**To be done:**
Only the lines from the one containing "Rebuild this chart" through the one containing "Chart.register(...registerables);" should be output, both ends included and exactly as they appear, minus any pictures.

**Entries shown:**
════════

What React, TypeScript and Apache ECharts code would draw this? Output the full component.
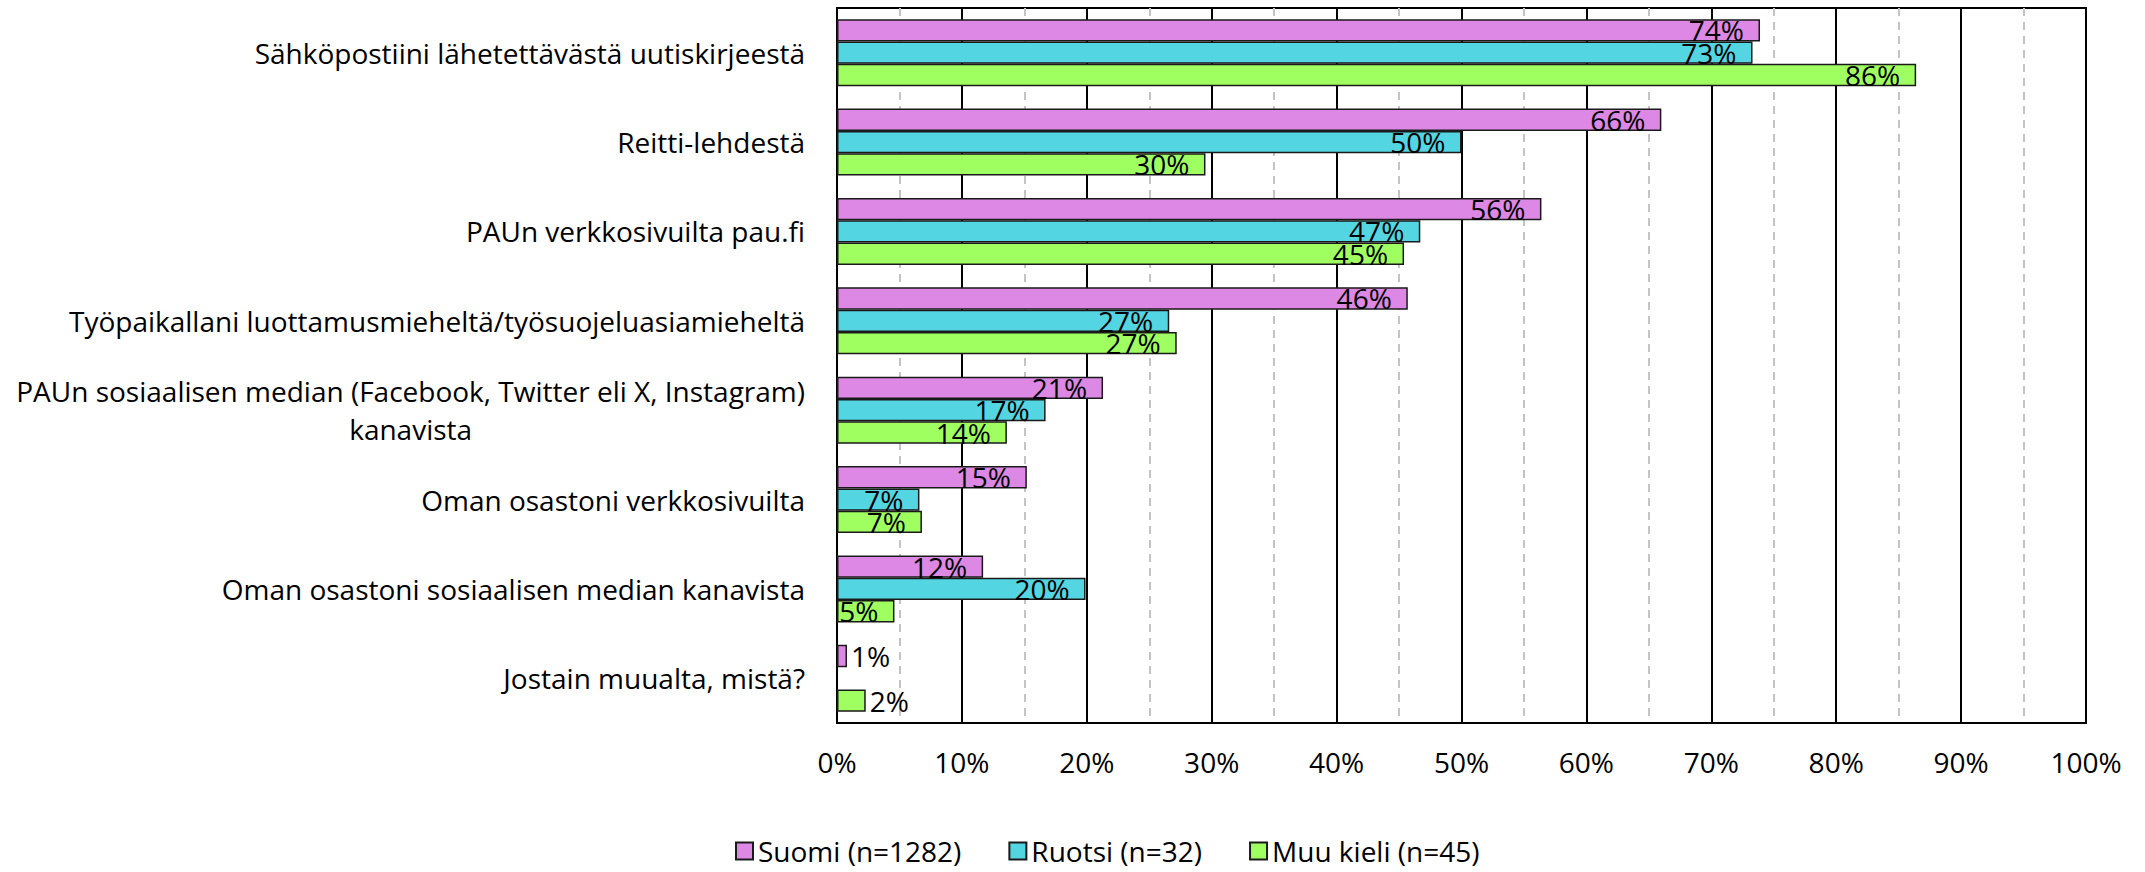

════════

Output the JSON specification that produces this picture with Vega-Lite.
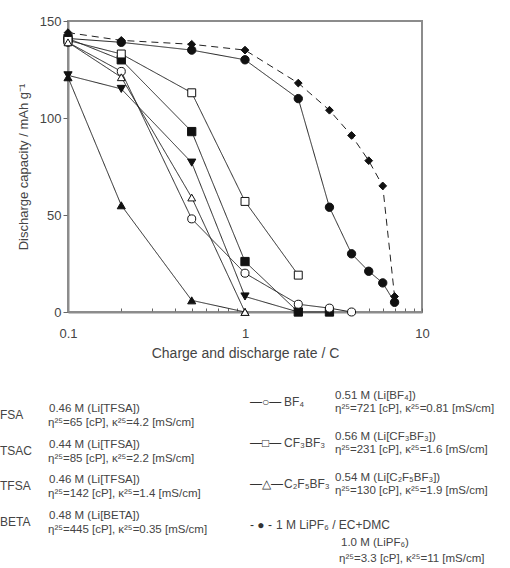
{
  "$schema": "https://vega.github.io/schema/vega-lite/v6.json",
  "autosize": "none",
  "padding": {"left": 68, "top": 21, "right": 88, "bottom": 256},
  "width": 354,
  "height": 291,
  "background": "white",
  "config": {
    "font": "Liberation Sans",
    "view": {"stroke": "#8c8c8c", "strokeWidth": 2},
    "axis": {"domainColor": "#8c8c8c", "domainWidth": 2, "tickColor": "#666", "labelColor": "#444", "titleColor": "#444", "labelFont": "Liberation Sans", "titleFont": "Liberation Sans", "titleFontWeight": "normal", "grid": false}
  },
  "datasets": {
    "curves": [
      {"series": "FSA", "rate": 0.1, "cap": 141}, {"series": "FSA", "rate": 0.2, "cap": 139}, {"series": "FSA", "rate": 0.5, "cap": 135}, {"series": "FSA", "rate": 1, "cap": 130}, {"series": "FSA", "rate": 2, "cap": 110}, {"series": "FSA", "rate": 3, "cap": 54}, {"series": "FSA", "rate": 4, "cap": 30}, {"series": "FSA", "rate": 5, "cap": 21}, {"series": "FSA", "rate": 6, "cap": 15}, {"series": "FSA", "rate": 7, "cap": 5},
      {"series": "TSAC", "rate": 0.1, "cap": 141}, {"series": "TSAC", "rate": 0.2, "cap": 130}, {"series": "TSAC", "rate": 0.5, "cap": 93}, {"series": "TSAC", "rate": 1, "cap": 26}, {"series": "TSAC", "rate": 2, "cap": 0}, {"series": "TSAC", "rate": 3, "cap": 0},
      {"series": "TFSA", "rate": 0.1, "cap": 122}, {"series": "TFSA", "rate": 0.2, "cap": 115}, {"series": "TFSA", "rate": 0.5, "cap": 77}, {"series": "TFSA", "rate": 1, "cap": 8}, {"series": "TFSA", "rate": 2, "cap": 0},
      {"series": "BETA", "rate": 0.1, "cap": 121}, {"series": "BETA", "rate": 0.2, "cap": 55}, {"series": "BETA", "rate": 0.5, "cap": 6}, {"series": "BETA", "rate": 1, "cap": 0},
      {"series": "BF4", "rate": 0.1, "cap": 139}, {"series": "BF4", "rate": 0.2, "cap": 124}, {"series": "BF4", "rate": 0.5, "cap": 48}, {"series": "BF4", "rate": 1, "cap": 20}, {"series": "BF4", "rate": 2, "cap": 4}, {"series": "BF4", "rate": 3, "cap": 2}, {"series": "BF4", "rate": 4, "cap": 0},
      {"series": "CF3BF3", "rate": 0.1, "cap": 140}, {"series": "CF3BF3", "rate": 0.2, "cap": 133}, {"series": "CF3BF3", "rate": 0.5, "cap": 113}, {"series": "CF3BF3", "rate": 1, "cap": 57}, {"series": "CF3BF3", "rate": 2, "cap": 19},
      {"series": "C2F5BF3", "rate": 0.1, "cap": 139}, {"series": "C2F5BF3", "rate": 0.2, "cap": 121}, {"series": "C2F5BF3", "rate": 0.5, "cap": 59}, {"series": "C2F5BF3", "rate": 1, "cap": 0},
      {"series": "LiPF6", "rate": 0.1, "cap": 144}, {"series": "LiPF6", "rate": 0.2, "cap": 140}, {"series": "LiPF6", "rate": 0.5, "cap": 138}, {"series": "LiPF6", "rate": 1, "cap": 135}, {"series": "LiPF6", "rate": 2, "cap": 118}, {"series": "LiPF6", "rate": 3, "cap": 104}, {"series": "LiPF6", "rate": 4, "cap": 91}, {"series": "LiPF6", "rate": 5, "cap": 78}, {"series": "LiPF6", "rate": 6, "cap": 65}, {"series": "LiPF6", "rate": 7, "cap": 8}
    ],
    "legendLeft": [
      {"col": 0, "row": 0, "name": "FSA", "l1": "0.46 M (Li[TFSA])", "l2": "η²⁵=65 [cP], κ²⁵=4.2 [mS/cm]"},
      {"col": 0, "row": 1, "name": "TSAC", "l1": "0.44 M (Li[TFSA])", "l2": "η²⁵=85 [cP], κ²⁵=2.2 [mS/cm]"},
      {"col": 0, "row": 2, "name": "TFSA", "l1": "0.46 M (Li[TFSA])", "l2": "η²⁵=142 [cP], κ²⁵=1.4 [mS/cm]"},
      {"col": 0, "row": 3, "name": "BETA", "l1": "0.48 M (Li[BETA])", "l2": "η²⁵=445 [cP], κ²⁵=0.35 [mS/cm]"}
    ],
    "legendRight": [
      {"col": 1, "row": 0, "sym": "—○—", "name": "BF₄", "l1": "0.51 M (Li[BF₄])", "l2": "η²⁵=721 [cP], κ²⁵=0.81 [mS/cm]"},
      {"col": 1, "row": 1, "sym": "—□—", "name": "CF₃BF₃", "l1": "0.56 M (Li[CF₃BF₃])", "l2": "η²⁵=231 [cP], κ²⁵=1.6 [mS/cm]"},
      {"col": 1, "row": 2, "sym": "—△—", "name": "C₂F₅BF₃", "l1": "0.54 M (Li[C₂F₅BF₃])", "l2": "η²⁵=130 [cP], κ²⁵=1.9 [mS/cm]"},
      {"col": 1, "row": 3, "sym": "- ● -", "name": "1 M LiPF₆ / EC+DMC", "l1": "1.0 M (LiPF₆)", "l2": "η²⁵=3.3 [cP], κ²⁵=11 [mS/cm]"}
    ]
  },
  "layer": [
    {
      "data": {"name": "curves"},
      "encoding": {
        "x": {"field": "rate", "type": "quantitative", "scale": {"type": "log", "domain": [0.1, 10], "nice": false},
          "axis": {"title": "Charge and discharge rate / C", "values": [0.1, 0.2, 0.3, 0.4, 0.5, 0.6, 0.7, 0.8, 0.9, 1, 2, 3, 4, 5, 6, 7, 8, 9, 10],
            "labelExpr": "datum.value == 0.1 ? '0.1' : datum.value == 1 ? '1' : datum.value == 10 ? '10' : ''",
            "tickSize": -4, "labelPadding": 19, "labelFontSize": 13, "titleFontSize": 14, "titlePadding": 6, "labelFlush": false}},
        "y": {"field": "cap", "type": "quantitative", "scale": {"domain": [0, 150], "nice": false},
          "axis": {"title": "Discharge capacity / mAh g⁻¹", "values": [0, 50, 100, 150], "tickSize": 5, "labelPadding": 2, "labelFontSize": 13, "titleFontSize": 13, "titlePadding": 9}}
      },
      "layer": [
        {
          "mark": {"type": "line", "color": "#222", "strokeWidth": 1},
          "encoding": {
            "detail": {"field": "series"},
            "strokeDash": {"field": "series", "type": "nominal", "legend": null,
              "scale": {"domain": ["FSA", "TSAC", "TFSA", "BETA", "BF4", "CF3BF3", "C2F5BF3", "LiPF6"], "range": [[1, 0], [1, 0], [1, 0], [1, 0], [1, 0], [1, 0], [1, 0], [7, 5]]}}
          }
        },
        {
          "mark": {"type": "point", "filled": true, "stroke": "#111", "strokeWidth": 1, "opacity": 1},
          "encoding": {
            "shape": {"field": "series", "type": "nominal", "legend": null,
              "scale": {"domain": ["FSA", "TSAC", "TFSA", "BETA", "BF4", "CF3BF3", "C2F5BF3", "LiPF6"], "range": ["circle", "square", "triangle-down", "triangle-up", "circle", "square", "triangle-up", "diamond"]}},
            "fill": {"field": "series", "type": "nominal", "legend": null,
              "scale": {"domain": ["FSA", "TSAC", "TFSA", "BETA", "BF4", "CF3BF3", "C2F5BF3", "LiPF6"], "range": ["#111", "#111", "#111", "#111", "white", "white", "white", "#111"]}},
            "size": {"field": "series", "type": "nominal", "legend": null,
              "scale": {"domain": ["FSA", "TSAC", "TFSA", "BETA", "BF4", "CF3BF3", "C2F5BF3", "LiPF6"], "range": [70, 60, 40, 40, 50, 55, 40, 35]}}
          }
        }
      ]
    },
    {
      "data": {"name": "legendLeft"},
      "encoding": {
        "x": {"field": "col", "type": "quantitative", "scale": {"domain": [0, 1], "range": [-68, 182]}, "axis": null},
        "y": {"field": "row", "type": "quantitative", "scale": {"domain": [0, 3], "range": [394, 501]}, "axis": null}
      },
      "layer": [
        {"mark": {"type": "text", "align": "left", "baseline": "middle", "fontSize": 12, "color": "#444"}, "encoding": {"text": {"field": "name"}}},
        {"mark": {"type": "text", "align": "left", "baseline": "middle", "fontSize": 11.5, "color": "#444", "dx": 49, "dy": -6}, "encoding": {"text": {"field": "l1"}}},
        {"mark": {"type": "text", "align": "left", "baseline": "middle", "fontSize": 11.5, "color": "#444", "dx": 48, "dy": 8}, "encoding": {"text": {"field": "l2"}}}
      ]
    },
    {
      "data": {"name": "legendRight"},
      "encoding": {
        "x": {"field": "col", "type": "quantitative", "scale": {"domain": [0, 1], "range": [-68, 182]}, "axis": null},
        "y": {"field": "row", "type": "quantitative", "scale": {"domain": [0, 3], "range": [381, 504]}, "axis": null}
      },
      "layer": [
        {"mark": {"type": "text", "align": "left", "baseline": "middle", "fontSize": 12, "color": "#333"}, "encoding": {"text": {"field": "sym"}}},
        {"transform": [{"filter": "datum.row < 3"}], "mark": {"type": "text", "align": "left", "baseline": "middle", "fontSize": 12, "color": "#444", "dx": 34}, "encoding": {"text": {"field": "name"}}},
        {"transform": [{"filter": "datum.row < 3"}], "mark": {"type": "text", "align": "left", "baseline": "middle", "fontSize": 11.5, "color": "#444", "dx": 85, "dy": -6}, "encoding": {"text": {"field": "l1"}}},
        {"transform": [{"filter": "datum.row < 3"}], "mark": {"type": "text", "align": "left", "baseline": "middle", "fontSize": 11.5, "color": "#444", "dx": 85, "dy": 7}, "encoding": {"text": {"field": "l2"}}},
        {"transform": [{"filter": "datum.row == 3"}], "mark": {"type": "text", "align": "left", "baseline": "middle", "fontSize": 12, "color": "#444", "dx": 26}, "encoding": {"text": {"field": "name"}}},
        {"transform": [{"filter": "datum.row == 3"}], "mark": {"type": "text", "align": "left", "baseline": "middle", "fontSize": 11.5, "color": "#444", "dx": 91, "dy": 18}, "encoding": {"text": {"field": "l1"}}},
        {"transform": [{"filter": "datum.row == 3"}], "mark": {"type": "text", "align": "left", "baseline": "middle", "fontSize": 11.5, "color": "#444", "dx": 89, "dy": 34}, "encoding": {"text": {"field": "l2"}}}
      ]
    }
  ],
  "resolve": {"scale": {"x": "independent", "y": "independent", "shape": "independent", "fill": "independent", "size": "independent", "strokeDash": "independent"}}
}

════════

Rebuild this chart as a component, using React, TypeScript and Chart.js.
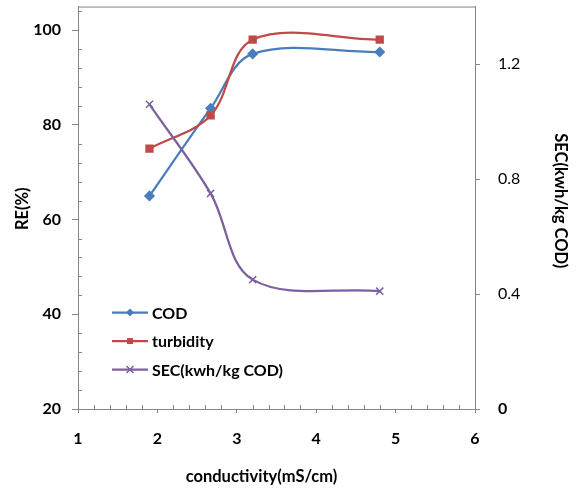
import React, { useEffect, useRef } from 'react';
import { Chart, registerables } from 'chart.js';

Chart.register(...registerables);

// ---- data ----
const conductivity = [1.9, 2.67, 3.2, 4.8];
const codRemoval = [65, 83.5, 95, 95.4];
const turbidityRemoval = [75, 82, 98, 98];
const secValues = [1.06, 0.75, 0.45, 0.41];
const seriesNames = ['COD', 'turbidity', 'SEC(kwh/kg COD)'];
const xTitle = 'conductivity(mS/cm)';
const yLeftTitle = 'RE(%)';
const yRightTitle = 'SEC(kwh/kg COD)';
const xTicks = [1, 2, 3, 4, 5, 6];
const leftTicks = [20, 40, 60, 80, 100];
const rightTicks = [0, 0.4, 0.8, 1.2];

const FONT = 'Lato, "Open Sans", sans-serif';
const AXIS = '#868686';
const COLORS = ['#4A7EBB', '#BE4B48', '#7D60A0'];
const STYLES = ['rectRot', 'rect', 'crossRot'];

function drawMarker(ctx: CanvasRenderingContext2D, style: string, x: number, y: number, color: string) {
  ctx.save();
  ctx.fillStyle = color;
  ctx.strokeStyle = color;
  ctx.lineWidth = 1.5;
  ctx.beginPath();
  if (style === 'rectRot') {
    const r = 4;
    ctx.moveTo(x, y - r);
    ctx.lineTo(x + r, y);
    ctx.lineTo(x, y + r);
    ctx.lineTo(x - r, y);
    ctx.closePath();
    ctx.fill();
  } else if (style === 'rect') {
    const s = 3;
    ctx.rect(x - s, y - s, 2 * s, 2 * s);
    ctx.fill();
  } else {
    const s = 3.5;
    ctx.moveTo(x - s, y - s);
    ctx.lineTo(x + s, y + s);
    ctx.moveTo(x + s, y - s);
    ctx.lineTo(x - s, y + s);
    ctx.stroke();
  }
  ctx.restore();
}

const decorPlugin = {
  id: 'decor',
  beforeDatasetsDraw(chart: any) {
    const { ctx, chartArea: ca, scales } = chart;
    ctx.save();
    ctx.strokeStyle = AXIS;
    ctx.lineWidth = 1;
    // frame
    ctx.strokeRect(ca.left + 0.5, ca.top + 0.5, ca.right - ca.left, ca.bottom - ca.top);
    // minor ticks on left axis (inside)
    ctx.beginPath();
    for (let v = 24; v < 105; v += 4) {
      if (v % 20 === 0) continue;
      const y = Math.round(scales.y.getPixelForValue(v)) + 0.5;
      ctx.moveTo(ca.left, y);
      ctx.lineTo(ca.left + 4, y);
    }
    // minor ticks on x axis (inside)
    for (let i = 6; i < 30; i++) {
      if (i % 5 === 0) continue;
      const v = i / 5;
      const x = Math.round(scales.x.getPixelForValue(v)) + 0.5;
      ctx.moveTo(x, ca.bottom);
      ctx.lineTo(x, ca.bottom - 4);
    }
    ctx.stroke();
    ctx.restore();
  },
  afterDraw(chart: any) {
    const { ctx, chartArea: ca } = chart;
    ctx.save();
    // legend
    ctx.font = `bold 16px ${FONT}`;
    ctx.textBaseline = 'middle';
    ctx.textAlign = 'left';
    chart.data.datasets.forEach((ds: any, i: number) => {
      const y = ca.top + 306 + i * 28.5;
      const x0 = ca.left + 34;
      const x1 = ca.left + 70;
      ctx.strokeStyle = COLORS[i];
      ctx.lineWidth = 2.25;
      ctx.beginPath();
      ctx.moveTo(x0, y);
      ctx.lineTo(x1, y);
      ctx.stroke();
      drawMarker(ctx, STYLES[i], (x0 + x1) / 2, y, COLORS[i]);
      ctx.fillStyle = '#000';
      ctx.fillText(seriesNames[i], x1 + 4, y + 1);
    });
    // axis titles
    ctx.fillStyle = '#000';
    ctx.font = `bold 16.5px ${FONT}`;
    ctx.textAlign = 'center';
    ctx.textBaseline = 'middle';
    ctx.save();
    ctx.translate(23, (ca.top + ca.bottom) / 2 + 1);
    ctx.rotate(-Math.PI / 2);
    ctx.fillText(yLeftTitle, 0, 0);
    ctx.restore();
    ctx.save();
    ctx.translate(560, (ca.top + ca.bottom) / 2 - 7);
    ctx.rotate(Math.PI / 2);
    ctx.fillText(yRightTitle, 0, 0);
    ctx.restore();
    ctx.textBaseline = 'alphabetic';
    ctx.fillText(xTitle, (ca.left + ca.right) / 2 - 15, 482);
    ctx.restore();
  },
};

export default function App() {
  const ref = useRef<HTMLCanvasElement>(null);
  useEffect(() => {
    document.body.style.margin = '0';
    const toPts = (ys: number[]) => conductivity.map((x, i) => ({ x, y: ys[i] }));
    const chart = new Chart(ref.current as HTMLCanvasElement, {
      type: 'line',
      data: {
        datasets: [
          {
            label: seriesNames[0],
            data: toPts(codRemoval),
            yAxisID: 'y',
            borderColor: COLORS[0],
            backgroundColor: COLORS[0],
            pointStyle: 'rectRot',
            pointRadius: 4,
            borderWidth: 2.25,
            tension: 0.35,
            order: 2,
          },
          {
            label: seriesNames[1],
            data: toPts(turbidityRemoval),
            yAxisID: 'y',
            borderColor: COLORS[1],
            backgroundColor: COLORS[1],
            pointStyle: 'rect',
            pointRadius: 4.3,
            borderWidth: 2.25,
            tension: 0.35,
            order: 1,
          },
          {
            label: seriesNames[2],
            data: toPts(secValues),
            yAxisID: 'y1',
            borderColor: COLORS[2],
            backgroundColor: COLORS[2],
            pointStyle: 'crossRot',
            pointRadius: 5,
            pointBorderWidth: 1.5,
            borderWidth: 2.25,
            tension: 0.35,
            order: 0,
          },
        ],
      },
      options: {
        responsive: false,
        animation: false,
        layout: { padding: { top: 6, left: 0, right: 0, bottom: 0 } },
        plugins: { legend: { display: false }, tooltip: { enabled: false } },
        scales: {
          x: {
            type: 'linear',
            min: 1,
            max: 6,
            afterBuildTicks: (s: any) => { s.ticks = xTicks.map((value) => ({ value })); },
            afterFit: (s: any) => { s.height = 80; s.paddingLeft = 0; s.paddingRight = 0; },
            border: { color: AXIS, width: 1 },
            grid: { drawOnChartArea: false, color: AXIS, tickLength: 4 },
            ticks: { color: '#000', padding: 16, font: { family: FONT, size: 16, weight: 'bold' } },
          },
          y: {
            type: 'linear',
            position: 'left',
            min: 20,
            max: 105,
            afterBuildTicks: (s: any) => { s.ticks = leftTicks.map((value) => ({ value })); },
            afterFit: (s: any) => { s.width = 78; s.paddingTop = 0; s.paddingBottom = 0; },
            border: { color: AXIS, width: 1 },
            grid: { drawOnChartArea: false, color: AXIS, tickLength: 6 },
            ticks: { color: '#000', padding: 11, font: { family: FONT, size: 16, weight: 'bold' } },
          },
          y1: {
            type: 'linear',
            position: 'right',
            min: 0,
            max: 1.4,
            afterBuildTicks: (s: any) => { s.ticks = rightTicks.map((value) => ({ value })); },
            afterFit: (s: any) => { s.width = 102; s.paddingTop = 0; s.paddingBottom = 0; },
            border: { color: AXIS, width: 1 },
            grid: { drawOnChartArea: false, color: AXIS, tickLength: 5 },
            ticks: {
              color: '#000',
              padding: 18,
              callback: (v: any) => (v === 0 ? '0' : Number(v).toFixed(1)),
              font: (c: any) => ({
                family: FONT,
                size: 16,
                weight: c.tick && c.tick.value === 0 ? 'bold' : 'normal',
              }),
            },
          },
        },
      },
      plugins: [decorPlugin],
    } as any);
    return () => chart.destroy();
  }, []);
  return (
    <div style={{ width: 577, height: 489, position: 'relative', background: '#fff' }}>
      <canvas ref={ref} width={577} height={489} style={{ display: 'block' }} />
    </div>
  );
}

════════

**Complete output:**
Rebuild this chart as a component, using React, TypeScript and Chart.js.
import React, { useEffect, useRef } from 'react';
import { Chart, registerables } from 'chart.js';

Chart.register(...registerables);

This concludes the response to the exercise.